** start of Information provided **
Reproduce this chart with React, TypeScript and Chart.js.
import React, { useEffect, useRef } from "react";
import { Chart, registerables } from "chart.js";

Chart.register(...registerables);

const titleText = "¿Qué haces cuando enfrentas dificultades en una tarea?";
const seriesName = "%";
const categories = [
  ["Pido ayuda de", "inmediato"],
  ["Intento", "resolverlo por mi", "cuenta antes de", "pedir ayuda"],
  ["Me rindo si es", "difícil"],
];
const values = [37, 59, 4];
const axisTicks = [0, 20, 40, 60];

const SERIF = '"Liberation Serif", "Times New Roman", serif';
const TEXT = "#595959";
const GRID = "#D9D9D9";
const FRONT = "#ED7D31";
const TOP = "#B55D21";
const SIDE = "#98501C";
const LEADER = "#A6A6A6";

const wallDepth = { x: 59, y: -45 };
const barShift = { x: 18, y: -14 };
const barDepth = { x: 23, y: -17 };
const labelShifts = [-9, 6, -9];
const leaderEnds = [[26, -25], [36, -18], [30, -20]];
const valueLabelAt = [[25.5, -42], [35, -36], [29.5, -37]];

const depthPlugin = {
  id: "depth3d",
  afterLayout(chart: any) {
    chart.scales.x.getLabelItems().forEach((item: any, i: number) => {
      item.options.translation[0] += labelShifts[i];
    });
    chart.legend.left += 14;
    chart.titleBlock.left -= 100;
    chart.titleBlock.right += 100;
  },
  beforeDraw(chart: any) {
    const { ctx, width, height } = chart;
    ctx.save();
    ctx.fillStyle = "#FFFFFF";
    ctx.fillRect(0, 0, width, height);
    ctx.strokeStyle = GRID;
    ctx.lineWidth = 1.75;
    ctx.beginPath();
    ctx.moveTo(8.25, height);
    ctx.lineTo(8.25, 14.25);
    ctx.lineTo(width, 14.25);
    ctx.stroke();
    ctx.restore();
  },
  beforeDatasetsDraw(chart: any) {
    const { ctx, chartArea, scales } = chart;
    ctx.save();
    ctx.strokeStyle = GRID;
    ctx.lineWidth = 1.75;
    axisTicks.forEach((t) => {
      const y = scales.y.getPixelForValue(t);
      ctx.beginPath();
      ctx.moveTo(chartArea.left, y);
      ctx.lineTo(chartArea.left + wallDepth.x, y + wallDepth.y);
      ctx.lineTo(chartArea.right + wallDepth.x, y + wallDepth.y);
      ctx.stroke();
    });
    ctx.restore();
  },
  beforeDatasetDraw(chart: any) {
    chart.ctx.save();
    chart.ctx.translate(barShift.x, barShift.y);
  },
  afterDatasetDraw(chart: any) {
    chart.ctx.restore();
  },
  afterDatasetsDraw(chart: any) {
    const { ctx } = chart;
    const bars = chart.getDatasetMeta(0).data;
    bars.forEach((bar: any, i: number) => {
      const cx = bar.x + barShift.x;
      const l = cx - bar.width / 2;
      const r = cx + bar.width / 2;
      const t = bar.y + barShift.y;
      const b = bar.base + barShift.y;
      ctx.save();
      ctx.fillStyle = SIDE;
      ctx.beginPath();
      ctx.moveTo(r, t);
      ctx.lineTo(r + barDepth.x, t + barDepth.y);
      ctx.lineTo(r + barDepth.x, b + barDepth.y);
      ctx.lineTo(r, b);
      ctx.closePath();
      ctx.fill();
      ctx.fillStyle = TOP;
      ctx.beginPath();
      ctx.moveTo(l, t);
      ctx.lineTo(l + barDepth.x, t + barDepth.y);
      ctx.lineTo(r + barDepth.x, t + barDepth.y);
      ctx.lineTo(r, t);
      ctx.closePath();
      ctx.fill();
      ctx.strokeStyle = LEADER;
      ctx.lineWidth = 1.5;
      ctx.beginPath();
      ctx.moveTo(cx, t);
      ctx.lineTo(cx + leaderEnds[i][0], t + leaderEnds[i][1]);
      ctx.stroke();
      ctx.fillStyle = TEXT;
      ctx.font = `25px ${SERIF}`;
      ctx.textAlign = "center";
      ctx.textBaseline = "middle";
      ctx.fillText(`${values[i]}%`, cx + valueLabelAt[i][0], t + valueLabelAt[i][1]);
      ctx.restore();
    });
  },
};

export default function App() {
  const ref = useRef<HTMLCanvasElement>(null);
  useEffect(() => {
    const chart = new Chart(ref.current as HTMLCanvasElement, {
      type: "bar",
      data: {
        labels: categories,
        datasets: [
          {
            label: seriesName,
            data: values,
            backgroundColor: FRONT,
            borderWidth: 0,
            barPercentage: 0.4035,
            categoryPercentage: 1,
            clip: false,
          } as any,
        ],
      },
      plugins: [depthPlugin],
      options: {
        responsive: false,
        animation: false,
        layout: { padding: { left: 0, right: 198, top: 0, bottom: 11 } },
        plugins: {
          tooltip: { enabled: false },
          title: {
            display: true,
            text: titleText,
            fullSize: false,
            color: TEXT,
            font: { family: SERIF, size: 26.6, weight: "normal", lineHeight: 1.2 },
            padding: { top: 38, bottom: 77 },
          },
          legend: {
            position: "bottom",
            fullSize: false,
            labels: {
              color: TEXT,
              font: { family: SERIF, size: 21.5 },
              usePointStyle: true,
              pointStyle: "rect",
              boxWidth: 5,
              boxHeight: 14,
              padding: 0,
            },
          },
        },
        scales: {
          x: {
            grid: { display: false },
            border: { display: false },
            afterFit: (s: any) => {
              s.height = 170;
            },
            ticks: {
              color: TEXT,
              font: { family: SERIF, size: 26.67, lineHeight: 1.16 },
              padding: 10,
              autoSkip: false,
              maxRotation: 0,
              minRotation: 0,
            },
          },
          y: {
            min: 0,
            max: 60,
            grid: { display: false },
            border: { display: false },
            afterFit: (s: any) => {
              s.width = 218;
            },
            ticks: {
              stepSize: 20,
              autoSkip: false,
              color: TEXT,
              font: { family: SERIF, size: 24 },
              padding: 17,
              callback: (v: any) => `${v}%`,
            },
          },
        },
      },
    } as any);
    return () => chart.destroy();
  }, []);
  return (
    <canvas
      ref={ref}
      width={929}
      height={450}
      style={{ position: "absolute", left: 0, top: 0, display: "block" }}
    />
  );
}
** end of Information provided **
Written problem: Return nothing but the lines from the first line of the listing through the line with "const axisTicks = [0, 20, 40, 60];", please, keeping every one of them unchanged.

Answer below:
Reproduce this chart with React, TypeScript and Chart.js.
import React, { useEffect, useRef } from "react";
import { Chart, registerables } from "chart.js";

Chart.register(...registerables);

const titleText = "¿Qué haces cuando enfrentas dificultades en una tarea?";
const seriesName = "%";
const categories = [
  ["Pido ayuda de", "inmediato"],
  ["Intento", "resolverlo por mi", "cuenta antes de", "pedir ayuda"],
  ["Me rindo si es", "difícil"],
];
const values = [37, 59, 4];
const axisTicks = [0, 20, 40, 60];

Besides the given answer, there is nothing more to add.